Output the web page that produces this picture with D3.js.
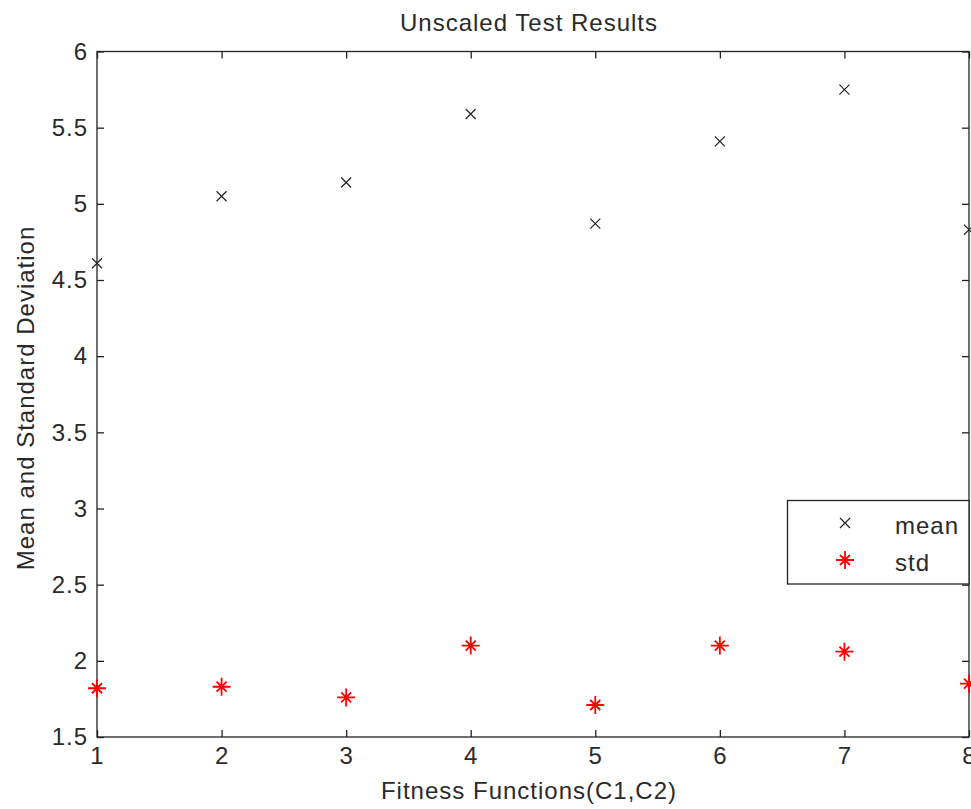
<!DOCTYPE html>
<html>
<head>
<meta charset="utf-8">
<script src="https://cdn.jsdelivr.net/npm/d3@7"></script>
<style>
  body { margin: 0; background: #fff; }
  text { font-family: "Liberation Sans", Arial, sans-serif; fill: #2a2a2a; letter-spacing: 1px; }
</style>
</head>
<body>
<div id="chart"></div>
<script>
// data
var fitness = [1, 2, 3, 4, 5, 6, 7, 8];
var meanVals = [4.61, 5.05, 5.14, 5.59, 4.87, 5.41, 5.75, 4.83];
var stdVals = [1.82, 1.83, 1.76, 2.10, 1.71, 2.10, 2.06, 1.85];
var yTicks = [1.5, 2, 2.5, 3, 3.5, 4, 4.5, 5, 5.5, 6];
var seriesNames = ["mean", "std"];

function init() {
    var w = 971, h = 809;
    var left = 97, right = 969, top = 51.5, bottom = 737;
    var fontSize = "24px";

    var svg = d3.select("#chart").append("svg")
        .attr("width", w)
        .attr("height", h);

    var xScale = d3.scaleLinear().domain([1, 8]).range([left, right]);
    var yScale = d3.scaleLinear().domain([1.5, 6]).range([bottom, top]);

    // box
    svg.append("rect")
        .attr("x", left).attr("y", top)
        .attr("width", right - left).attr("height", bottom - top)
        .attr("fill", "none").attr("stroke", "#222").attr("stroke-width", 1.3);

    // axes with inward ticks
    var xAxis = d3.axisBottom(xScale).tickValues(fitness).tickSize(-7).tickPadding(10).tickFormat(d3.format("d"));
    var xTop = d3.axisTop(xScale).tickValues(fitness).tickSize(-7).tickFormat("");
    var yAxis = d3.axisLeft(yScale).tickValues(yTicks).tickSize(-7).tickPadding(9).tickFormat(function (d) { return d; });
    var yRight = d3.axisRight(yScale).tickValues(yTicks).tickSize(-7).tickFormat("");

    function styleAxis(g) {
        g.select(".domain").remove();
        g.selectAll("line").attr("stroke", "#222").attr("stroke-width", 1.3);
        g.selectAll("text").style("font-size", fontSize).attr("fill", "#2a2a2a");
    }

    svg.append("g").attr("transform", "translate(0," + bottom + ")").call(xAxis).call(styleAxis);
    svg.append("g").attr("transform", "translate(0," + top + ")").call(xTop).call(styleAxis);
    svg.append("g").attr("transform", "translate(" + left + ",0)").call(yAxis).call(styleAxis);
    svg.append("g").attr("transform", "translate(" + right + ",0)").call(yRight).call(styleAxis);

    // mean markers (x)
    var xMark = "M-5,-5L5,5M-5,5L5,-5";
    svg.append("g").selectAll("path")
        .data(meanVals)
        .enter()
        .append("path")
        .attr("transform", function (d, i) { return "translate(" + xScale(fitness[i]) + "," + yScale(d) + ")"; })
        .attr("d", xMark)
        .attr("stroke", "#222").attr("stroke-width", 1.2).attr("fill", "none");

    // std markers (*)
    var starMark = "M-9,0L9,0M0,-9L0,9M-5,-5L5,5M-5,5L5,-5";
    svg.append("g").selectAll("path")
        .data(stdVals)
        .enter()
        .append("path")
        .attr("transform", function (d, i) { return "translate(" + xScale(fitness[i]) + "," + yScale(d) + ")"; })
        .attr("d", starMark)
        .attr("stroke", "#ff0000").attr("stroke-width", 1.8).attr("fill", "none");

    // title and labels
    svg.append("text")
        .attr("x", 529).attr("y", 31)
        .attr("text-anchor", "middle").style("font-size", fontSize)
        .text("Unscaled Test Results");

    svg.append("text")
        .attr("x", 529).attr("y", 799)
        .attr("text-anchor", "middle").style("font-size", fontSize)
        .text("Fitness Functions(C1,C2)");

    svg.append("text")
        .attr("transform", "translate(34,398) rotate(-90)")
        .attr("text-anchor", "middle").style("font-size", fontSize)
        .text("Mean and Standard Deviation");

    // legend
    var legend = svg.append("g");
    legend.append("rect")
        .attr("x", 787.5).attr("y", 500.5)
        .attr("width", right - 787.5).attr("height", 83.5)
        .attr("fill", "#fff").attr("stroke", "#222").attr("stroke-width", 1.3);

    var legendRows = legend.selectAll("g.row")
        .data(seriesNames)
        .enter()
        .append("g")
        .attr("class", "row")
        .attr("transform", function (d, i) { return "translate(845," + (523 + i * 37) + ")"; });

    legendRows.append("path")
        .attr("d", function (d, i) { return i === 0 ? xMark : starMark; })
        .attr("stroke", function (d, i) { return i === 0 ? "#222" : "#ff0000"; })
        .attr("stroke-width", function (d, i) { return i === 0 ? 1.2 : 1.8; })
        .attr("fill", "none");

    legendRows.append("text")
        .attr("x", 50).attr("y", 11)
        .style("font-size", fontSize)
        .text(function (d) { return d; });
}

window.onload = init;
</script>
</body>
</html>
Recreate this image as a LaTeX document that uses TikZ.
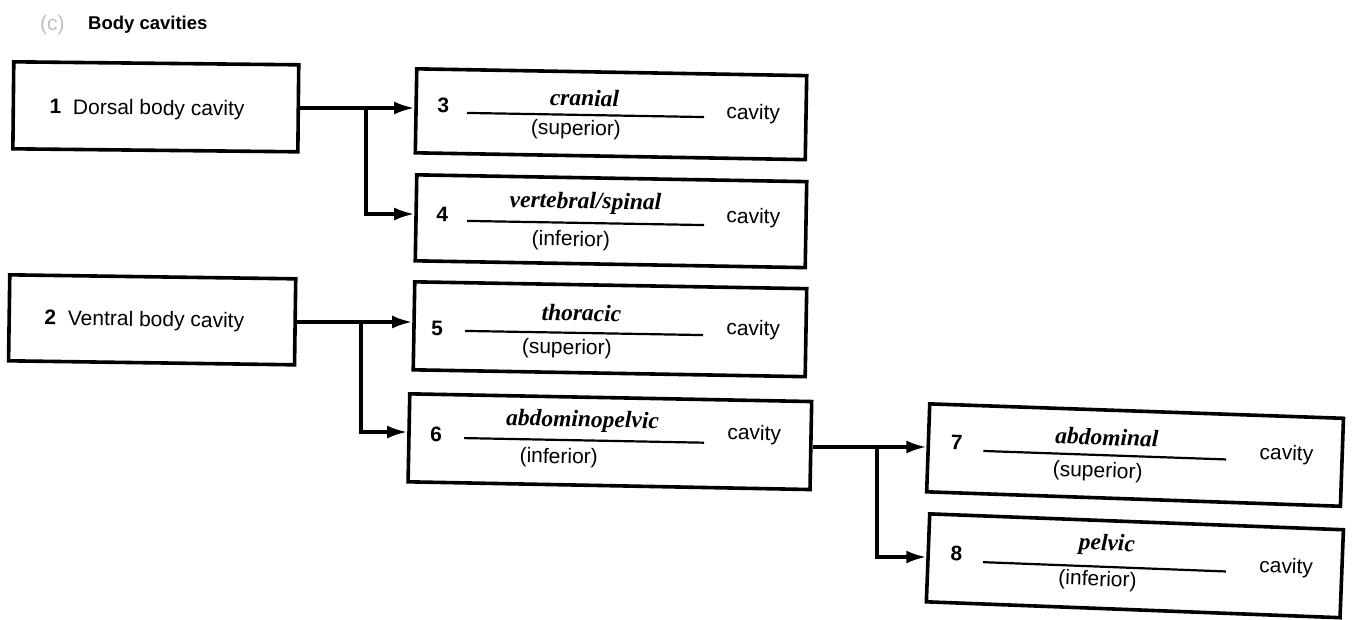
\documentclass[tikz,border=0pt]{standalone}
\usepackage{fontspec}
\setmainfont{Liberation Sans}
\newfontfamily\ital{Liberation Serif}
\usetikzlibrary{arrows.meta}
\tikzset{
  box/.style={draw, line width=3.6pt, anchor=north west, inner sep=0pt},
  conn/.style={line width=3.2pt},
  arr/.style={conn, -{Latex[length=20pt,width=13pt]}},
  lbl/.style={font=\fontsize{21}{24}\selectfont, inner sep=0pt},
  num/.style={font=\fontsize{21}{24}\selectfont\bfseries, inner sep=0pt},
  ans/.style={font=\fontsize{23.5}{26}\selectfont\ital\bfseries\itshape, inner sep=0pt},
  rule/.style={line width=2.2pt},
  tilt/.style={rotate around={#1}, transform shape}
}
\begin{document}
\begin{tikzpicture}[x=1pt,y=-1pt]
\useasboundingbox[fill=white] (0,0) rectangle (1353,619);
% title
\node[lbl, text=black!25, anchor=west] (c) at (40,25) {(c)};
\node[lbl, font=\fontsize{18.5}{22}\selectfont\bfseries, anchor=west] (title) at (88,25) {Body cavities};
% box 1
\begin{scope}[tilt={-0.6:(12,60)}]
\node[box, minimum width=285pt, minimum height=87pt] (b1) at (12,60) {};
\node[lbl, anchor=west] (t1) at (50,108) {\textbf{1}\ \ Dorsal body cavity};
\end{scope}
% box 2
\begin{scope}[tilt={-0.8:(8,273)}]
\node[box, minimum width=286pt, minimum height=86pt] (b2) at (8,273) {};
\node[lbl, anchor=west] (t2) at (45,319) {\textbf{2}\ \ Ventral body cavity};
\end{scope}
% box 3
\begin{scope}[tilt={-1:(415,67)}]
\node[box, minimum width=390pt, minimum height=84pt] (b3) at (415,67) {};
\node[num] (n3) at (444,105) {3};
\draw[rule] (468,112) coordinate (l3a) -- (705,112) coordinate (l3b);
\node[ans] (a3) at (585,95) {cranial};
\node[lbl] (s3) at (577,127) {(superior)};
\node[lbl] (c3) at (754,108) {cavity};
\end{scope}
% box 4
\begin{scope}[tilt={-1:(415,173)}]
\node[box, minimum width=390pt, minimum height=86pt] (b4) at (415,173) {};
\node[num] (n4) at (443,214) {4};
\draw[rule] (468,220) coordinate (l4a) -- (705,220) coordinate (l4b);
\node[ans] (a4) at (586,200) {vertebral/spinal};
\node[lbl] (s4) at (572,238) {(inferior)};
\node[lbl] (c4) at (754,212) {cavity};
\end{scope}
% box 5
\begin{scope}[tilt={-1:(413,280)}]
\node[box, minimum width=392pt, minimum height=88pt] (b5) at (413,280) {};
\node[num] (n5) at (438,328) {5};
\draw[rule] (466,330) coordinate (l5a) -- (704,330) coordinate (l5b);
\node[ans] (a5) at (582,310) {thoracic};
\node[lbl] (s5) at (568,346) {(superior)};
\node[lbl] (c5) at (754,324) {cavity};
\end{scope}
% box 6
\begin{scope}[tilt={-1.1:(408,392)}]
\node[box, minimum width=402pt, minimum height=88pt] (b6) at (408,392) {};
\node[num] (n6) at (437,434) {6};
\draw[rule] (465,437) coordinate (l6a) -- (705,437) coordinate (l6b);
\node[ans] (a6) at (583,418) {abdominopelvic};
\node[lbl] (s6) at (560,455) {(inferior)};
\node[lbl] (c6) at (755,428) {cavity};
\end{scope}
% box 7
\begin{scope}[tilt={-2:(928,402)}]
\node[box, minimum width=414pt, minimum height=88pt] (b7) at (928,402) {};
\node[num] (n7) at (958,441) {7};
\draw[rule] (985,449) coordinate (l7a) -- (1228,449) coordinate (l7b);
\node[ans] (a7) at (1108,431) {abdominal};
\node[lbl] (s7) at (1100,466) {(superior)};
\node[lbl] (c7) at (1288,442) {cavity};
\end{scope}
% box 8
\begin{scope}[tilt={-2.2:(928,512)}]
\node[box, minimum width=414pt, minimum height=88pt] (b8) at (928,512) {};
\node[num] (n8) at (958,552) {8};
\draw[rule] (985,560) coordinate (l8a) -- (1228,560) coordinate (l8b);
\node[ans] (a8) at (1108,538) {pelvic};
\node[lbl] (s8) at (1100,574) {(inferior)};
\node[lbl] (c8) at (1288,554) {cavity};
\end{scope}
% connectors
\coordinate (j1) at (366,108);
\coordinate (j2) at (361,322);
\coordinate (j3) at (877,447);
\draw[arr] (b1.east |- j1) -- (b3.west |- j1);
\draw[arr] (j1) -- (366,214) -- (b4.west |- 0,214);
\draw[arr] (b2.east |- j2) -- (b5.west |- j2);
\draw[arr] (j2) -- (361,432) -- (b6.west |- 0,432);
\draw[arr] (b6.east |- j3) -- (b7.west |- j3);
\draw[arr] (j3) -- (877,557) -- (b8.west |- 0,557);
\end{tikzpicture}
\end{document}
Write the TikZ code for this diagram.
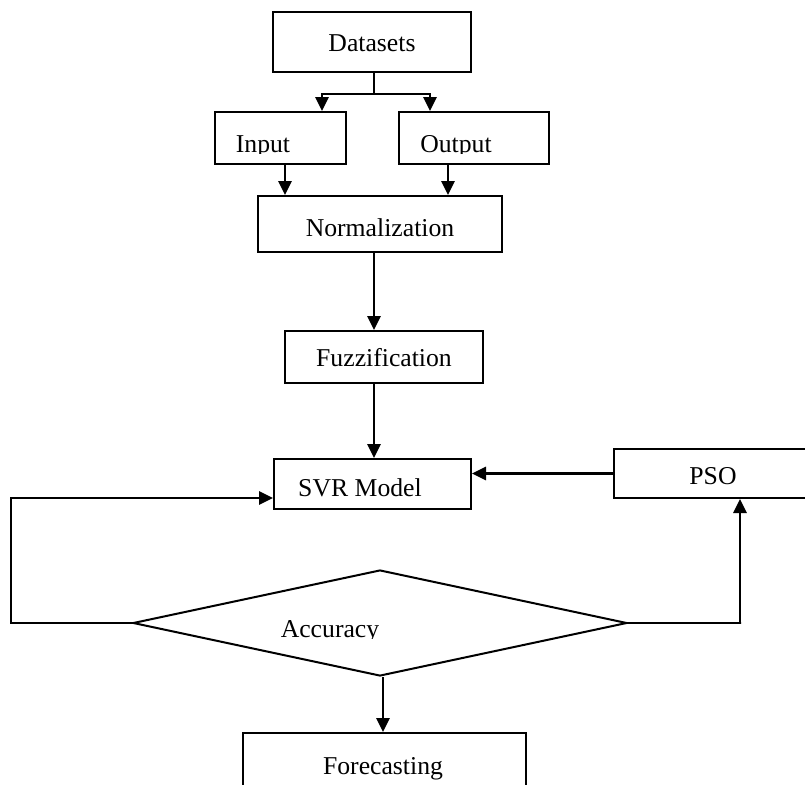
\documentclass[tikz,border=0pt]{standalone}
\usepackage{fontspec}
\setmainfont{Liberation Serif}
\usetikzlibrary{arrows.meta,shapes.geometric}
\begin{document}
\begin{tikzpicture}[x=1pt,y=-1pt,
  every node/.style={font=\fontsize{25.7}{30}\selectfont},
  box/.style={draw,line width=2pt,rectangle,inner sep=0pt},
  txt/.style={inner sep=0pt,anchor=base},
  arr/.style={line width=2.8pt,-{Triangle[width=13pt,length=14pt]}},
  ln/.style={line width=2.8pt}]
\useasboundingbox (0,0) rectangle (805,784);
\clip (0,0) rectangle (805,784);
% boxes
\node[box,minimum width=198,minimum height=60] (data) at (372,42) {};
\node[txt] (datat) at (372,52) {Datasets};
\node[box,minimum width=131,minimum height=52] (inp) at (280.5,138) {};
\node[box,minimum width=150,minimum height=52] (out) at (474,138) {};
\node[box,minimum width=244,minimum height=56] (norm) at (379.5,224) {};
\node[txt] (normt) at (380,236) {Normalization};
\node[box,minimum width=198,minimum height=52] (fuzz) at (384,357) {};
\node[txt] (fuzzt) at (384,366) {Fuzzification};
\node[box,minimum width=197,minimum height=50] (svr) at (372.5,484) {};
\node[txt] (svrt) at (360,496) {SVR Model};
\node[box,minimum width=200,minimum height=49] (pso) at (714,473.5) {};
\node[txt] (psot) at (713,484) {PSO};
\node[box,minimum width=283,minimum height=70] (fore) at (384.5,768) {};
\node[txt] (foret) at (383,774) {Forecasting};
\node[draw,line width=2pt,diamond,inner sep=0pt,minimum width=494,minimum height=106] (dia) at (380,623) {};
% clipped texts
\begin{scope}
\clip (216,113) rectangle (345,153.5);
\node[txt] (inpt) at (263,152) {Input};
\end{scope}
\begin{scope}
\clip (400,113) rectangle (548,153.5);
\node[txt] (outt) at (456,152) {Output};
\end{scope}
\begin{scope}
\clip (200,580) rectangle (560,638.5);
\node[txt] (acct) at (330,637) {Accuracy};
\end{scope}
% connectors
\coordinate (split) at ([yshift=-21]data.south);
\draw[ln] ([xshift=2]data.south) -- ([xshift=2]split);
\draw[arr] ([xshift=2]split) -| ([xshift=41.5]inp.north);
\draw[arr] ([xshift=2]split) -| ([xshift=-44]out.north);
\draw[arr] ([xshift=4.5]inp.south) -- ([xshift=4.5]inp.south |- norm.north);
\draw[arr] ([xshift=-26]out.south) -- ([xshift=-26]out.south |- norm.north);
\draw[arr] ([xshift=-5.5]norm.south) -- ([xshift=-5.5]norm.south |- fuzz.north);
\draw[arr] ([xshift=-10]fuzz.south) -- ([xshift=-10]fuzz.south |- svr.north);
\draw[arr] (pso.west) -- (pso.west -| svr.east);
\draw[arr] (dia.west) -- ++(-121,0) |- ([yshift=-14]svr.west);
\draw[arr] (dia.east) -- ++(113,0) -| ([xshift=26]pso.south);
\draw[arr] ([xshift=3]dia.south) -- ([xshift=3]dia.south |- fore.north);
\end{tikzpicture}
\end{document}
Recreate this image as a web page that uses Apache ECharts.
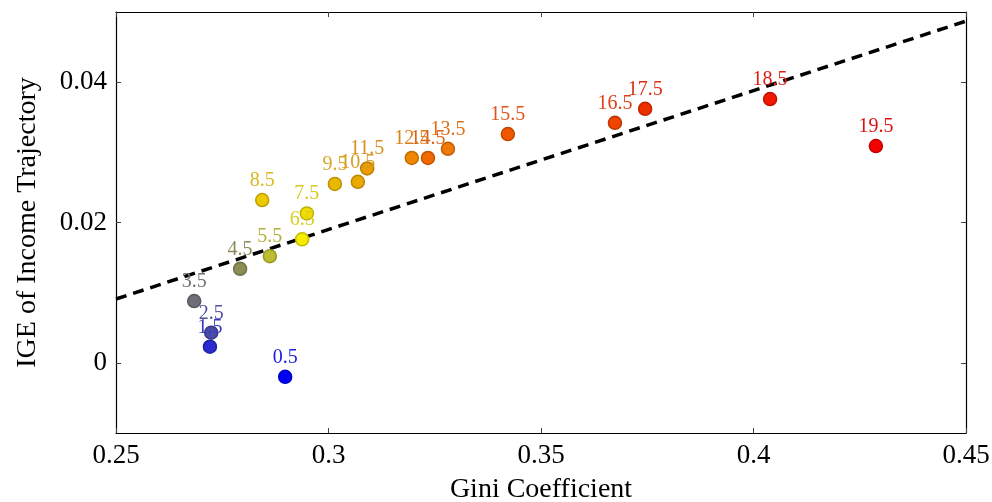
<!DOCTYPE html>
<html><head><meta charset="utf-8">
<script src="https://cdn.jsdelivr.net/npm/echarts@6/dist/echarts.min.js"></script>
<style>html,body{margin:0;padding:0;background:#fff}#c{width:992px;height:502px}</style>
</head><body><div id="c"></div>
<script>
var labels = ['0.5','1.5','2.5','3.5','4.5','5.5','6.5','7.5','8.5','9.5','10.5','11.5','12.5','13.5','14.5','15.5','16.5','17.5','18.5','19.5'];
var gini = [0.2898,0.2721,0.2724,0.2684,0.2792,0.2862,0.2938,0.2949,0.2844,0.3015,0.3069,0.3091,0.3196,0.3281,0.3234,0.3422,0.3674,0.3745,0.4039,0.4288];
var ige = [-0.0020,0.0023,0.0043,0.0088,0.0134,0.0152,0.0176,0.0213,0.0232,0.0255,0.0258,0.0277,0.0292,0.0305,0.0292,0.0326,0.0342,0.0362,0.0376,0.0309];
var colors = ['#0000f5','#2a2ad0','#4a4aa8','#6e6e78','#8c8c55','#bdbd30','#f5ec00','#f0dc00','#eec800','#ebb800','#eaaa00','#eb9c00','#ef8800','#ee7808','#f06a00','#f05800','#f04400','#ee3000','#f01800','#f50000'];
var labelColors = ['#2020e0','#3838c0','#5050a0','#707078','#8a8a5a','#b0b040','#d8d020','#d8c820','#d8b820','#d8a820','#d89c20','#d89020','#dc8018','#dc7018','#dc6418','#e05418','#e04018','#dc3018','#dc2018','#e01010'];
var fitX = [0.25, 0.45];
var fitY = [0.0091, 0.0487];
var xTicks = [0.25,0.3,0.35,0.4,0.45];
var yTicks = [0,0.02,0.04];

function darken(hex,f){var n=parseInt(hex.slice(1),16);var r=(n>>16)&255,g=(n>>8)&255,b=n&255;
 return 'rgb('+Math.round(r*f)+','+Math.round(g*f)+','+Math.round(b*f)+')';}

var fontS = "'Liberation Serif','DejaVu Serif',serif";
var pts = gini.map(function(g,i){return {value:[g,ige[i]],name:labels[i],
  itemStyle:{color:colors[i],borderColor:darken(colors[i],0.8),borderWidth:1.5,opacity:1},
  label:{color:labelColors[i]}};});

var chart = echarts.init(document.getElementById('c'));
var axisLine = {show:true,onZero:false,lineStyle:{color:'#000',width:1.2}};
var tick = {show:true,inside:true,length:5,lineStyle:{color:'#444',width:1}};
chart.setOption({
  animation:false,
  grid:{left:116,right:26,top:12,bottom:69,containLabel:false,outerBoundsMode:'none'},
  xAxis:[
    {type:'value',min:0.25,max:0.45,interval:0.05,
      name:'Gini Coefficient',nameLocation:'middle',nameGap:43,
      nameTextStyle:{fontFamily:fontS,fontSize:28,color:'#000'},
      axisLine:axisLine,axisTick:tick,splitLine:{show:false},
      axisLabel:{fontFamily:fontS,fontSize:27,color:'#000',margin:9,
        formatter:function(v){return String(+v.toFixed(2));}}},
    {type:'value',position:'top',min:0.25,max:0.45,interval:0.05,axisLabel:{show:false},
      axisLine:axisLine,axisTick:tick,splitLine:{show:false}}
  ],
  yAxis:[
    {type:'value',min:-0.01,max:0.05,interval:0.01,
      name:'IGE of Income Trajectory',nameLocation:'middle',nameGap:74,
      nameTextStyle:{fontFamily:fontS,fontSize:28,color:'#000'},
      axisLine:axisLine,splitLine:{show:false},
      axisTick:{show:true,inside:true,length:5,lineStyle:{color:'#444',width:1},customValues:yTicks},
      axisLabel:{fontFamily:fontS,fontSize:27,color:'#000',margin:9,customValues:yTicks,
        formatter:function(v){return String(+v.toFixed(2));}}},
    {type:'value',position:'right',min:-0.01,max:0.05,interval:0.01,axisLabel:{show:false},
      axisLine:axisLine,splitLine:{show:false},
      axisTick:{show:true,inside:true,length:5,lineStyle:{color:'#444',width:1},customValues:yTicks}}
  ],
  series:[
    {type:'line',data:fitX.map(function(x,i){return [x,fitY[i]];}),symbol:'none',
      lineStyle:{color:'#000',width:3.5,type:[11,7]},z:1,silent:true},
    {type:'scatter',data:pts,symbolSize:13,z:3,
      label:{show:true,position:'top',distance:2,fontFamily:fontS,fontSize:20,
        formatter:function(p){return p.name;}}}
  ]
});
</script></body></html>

* **THE PROBLEM**
Looking above, find the stretch of lines that opens with the one holding "Recreate this image as a web" and closes with the one holding "var yTicks = [0,0.02,0.04];". Copy it exactly, pictures excluded.

* **WRITTEN REPLY**
Recreate this image as a web page that uses Apache ECharts.
<!DOCTYPE html>
<html><head><meta charset="utf-8">
<script src="https://cdn.jsdelivr.net/npm/echarts@6/dist/echarts.min.js"></script>
<style>html,body{margin:0;padding:0;background:#fff}#c{width:992px;height:502px}</style>
</head><body><div id="c"></div>
<script>
var labels = ['0.5','1.5','2.5','3.5','4.5','5.5','6.5','7.5','8.5','9.5','10.5','11.5','12.5','13.5','14.5','15.5','16.5','17.5','18.5','19.5'];
var gini = [0.2898,0.2721,0.2724,0.2684,0.2792,0.2862,0.2938,0.2949,0.2844,0.3015,0.3069,0.3091,0.3196,0.3281,0.3234,0.3422,0.3674,0.3745,0.4039,0.4288];
var ige = [-0.0020,0.0023,0.0043,0.0088,0.0134,0.0152,0.0176,0.0213,0.0232,0.0255,0.0258,0.0277,0.0292,0.0305,0.0292,0.0326,0.0342,0.0362,0.0376,0.0309];
var colors = ['#0000f5','#2a2ad0','#4a4aa8','#6e6e78','#8c8c55','#bdbd30','#f5ec00','#f0dc00','#eec800','#ebb800','#eaaa00','#eb9c00','#ef8800','#ee7808','#f06a00','#f05800','#f04400','#ee3000','#f01800','#f50000'];
var labelColors = ['#2020e0','#3838c0','#5050a0','#707078','#8a8a5a','#b0b040','#d8d020','#d8c820','#d8b820','#d8a820','#d89c20','#d89020','#dc8018','#dc7018','#dc6418','#e05418','#e04018','#dc3018','#dc2018','#e01010'];
var fitX = [0.25, 0.45];
var fitY = [0.0091, 0.0487];
var xTicks = [0.25,0.3,0.35,0.4,0.45];
var yTicks = [0,0.02,0.04];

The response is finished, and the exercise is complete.